Prince Fumihito has adopted a strict stance over the postponement of his daughter Princess Mako's marriage with university boyfriend Kei Komuro, asking Komuro's family to resolve outstanding financial issues if they want the wedding to go ahead.
"If the two still have feelings for marriage, there should be responses accordingly," Prince Fumihito, the younger son of Emperor Akihito, said at a press conference held before his 53rd birthday Friday.
The Komuro side "needs to clear the issue," Prince Fumihito said of the financial dispute hanging over the family, asking them to make their explanations publicly.
"If (their marriage) cannot be celebrated by many people, we cannot hold the betrothal ceremony of "Nosai no Gi," which was originally scheduled to take place on March 4, this year.
In September 2017, the couple announced their engagement after receiving the emperor's blessing and said their wedding would take place on Nov. 4, 2018.
But the Imperial Household Agency said in February the couple would push back the schedule until 2020, with the princess saying through the agency she "came to recognize the lack of time to make sufficient preparations."

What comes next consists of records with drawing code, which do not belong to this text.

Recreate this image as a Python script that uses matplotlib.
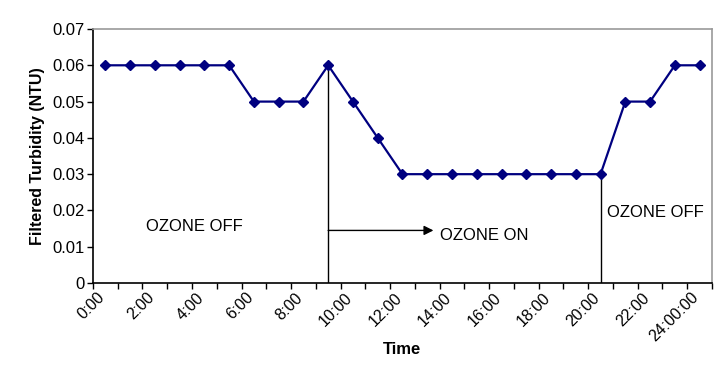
import matplotlib.pyplot as plt
import matplotlib.ticker as mticker
import matplotlib.transforms as mtransforms

plt.rcParams['font.family'] = ['Liberation Sans', 'DejaVu Sans']

# hourly filtered turbidity readings
hours = list(range(25))
turbidity = [0.06, 0.06, 0.06, 0.06, 0.06, 0.06,
             0.05, 0.05, 0.05,
             0.06, 0.05, 0.04,
             0.03, 0.03, 0.03, 0.03, 0.03, 0.03, 0.03, 0.03, 0.03,
             0.05, 0.05, 0.06, 0.06]
tick_labels = ['0:00', '2:00', '4:00', '6:00', '8:00', '10:00', '12:00',
               '14:00', '16:00', '18:00', '20:00', '22:00', '24:00:00']
ozone_on_hour = 9
ozone_off_hour = 20

fig = plt.figure(figsize=(7.28, 3.70), dpi=100)
ax = fig.add_axes([0.1277, 0.235, 0.8503, 0.6866])

NAVY = '#000080'
ax.plot(hours, turbidity, color=NAVY, lw=1.6, marker='D', ms=5.5,
        markerfacecolor=NAVY, markeredgecolor=NAVY, zorder=3)

# ozone switch markers
ax.plot([ozone_on_hour, ozone_on_hour], [0, turbidity[ozone_on_hour]], color='black', lw=1, zorder=2)
ax.plot([ozone_off_hour, ozone_off_hour], [0, turbidity[ozone_off_hour]], color='black', lw=1, zorder=2)
ax.annotate('', xy=(13.25, 0.0145), xytext=(ozone_on_hour, 0.0145),
            arrowprops=dict(arrowstyle='-|>', color='black', lw=1, mutation_scale=14,
                            shrinkA=0, shrinkB=0))
ax.text(3.6, 0.0157, 'OZONE OFF', fontsize=12, ha='center', va='center')
ax.text(13.5, 0.0132, 'OZONE ON', fontsize=12, ha='left', va='center')
ax.text(20.25, 0.0195, 'OZONE OFF', fontsize=12, ha='left', va='center')

ax.set_xlim(-0.5, 24.5)
ax.set_ylim(0, 0.07)
ax.yaxis.set_major_locator(mticker.MultipleLocator(0.01))
ax.yaxis.set_major_formatter(mticker.FuncFormatter(lambda v, p: '0' if abs(v) < 1e-9 else f'{v:.2f}'))
ax.tick_params(axis='y', labelsize=12, length=4, width=1, direction='out', pad=2)

# category-style x axis: tick marks between categories, labels on every other hour
ax.set_xticks([h - 0.5 for h in hours] + [24.5])
ax.set_xticklabels([])
ax.tick_params(axis='x', which='major', length=4, width=1, direction='out')
ax.set_xticks(hours[::2], minor=True)
ax.set_xticklabels(tick_labels, minor=True, rotation=45, ha='right',
                   rotation_mode='anchor', fontsize=11.5)
ax.tick_params(axis='x', which='minor', length=0, pad=5)
shift = mtransforms.ScaledTranslation(-6 / 72, 0, fig.dpi_scale_trans)
for lbl in ax.get_xticklabels(minor=True):
    lbl.set_transform(lbl.get_transform() + shift)

ax.set_xlabel('Time', fontsize=12, fontweight='bold', labelpad=-2)
ax.set_ylabel('Filtered Turbidity (NTU)', fontsize=11.5, fontweight='bold', labelpad=5)

for side in ['top', 'right']:
    ax.spines[side].set_color('#999999')
    ax.spines[side].set_linewidth(1.2)
for side in ['left', 'bottom']:
    ax.spines[side].set_color('black')
    ax.spines[side].set_linewidth(1.2)

fig.savefig('out.png', dpi=100)
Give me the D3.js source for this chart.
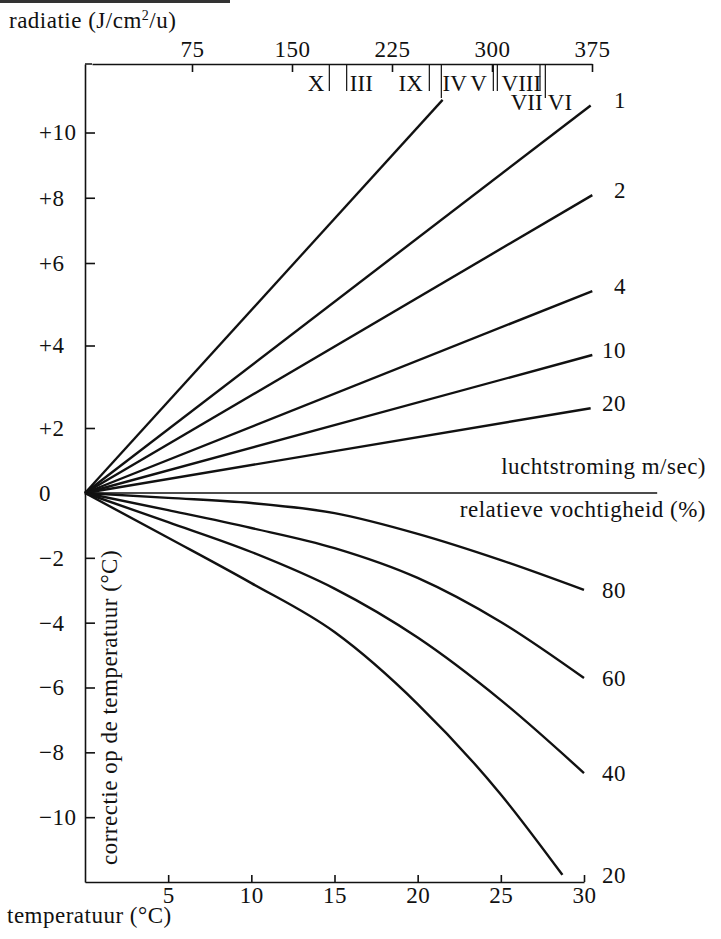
<!DOCTYPE html>
<html>
<head>
<meta charset="utf-8">
<script src="https://cdn.jsdelivr.net/npm/d3@7"></script>
<style>
  body { margin: 0; background: #fff; }
  svg text { font-family: "Liberation Serif", "Times New Roman", serif; font-size: 23px; fill: #111; letter-spacing: 0.5px; }
</style>
</head>
<body>
<svg id="chart" width="721" height="939"></svg>
<script>
// axis ticks
var tempTicks = [5, 10, 15, 20, 25, 30];
var radTicks = [75, 150, 225, 300, 375];
var corrTicks = [10, 8, 6, 4, 2, 0, -2, -4, -6, -8, -10];
var corrTickLabels = ['+10', '+8', '+6', '+4', '+2', '0', '\u22122', '\u22124', '\u22126', '\u22128', '\u221210'];

// monthly radiation marks on the top axis (J/cm2/u)
var monthDividers = [178, 191, 253, 262, 301, 304, 336, 340];
var monthLongDividers = [262, 340];
var monthNames = ['X', 'III', 'IX', 'IV', 'V', 'VIII', 'VII', 'VI'];
var monthNameRad = [168, 202, 239, 272, 290, 322, 326, 351];
var monthNameRow = [0, 0, 0, 0, 0, 0, 1, 1];

// radiation line (temperature, correction) at its top end
var radiationEnd = [21.5, 11.0];

// wind speed lines (m/sec): end points
var windLabels = ['1', '2', '4', '10', '20'];
var windEndTemp = [30.4, 30.5, 30.5, 30.5, 30.4];
var windEndCorr = [10.83, 8.08, 5.32, 3.77, 2.48];
var neutralEndTemp = 34.4;

// relative humidity curves (%)
var humLabels = ['80', '60', '40', '20'];
var humTemps = [
  [0, 5, 10, 15, 20, 25, 30],
  [0, 5, 10, 15, 20, 25, 30],
  [0, 5, 10, 15, 20, 25, 30],
  [0, 5, 10, 15, 20, 25, 28.7]
];
var humCorr = [
  [0, -0.15, -0.31, -0.62, -1.26, -2.07, -2.99],
  [0, -0.53, -1.08, -1.70, -2.62, -3.98, -5.71],
  [0, -0.90, -1.82, -2.95, -4.46, -6.39, -8.64],
  [0, -1.38, -2.78, -4.29, -6.51, -9.30, -11.78]
];

drawChart();

function drawChart() {
  var svg = d3.select('#chart');
  var plotLeft = 85, plotRight = 584, plotTop = 64, plotBottom = 882;

  var x = d3.scaleLinear().domain([0, 30]).range([plotLeft, plotRight]);
  var rad = d3.scaleLinear().domain([0, 375]).range([92, 592]);
  // the printed scale is not evenly spaced above zero
  var y = d3.scaleLinear().domain([-12, 0, 2, 6, 12.1]).range([plotBottom, 493, 428, 263, plotTop]);

  // stray rule at top of the page
  svg.append('line').attr('x1', 0).attr('x2', 230).attr('y1', 1.5).attr('y2', 1.5)
    .attr('stroke', '#333').attr('stroke-width', 3);

  // title of top axis
  var t = svg.append('text').attr('x', 9).attr('y', 28);
  t.append('tspan').text('radiatie (J/cm');
  t.append('tspan').text('2').attr('dy', -8).style('font-size', '14px');
  t.append('tspan').text('/u)').attr('dy', 8);

  // bottom axis
  var xAxis = svg.append('g').attr('transform', 'translate(0,' + plotBottom + ')')
    .call(d3.axisBottom(x).tickValues(tempTicks).tickSizeInner(-7).tickSizeOuter(0).tickPadding(5));

  // top axis
  var rAxis = svg.append('g').attr('transform', 'translate(0,' + plotTop + ')')
    .call(d3.axisTop(rad).tickValues(radTicks).tickSizeInner(-8).tickSizeOuter(0).tickPadding(7));
  svg.append('line').attr('x1', plotLeft).attr('x2', rad(0)).attr('y1', plotTop).attr('y2', plotTop)
    .attr('stroke', '#111').attr('stroke-width', 1.5);

  // left axis
  var yAxis = svg.append('g').attr('transform', 'translate(' + plotLeft + ',0)')
    .call(d3.axisLeft(y).tickValues(corrTicks).tickSizeInner(-10).tickSizeOuter(0)
      .tickFormat(function(d, i) { return corrTickLabels[i]; }));
  yAxis.selectAll('text').attr('text-anchor', 'start').attr('x', 39 - plotLeft);

  [xAxis, rAxis, yAxis].forEach(function(g) {
    g.attr('font-family', null).attr('font-size', null);
    g.selectAll('path, line').attr('stroke', '#111').attr('stroke-width', 1.6);
  });

  // month dividers and names
  svg.selectAll('.month-div').data(monthDividers).enter().append('line')
    .attr('class', 'month-div')
    .attr('x1', function(d) { return rad(d); }).attr('x2', function(d) { return rad(d); })
    .attr('y1', plotTop)
    .attr('y2', function(d) { return monthLongDividers.indexOf(d) >= 0 ? plotTop + 34 : plotTop + 27; })
    .attr('stroke', '#111').attr('stroke-width', 1.2);

  svg.selectAll('.month-name').data(monthNames).enter().append('text')
    .attr('class', 'month-name')
    .attr('x', function(d, i) { return rad(monthNameRad[i]); })
    .attr('y', function(d, i) { return monthNameRow[i] ? plotTop + 46 : plotTop + 27; })
    .attr('text-anchor', 'middle')
    .style('letter-spacing', '0px')
    .text(function(d) { return d; });

  var line = d3.line().x(function(d) { return x(d[0]); }).y(function(d) { return y(d[1]); });
  var curve = d3.line().x(function(d) { return x(d[0]); }).y(function(d) { return y(d[1]); }).curve(d3.curveMonotoneX);

  // radiation line
  svg.append('path').attr('d', line([[0, 0], radiationEnd]))
    .attr('fill', 'none').attr('stroke', '#111').attr('stroke-width', 2.3);

  // wind lines
  windLabels.forEach(function(lab, i) {
    svg.append('path').attr('d', line([[0, 0], [windEndTemp[i], windEndCorr[i]]]))
      .attr('fill', 'none').attr('stroke', '#111').attr('stroke-width', 2.4);
    svg.append('text').attr('x', 626).attr('y', y(windEndCorr[i]) - 5).attr('dy', '0.35em')
      .attr('text-anchor', 'end').text(lab);
  });

  // zero line
  svg.append('path').attr('d', line([[0, 0], [neutralEndTemp, 0]]))
    .attr('fill', 'none').attr('stroke', '#111').attr('stroke-width', 1.6);
  svg.append('text').attr('x', 706).attr('y', y(0) - 19).attr('text-anchor', 'end').text('luchtstroming m/sec)');
  svg.append('text').attr('x', 706).attr('y', y(0) + 24).attr('text-anchor', 'end').text('relatieve vochtigheid (%)');

  // humidity curves
  humLabels.forEach(function(lab, i) {
    var pts = humTemps[i].map(function(tv, j) { return [tv, humCorr[i][j]]; });
    svg.append('path').attr('d', curve(pts))
      .attr('fill', 'none').attr('stroke', '#111').attr('stroke-width', 2.4);
    var last = pts[pts.length - 1];
    svg.append('text').attr('x', 626).attr('y', y(last[1])).attr('dy', '0.35em')
      .attr('text-anchor', 'end').text(lab);
  });

  // axis titles
  svg.append('text').attr('x', 7).attr('y', 923).text('temperatuur (\u00B0C)');
  svg.append('text').attr('transform', 'translate(117,865) rotate(-90)').text('correctie op de temperatuur (\u00B0C)');
}
</script>
</body>
</html>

The abrupt postponement followed a string of reports that Komuro's mother is involved in a dispute over money, including her son's educational expenses, which her former fiance shouldered.
Meanwhile, Komuro, a paralegal at a Tokyo law firm, started a three-year course at Fordham University's law school in New York from August, aiming to pass the state's bar examination.
As to how the princess is faring in the light of developments, Prince Fumihito only said, "I don't know as I have not had much chance to talk her recently."
His wife, Princess Kiko said at the same press conference, "From the end of last year, as the temperature started to fall, there have been more cases where my eldest daughter did not feel well."
"But despite such circumstances, my daughter has worked hard to fulfil the assignments given to her," she said. "I would like to continue to watch over her carefully."
The financial issues involving the Komuros first surfaced in a weekly magazine report in December last year.
According to the former fiance of Komuro's mother, he lent her a total of some 4 million yen ($35,000) for her son's education and to cover his living costs between 2010 and 2012, the period when they were engaged.
After they broke off the engagement, the former fiance asked the mother to pay back the loan, but the Komuro side claimed the money had been donated, according to a source close to the matter.
The Komuro family made a similar explanation to the princess' family, who were not notified beforehand of what was reported as a "debt problem," the source said.
In addition to demanding that the Komuros resolve the matter and issue a public explanation, they have also asked Komuro to present a life plan, including the career he intends to build beyond his current job as a paralegal at the Tokyo law firm, as a condition for his formal engagement and marriage with Princess Mako, the source said.
Following the request, conveyed between late 2017 and early this year, Komuro decided to attend the law school in New York, the source said.
Komuro and Princess Mako met in 2012 as students at International Christian University in Tokyo and soon began dating.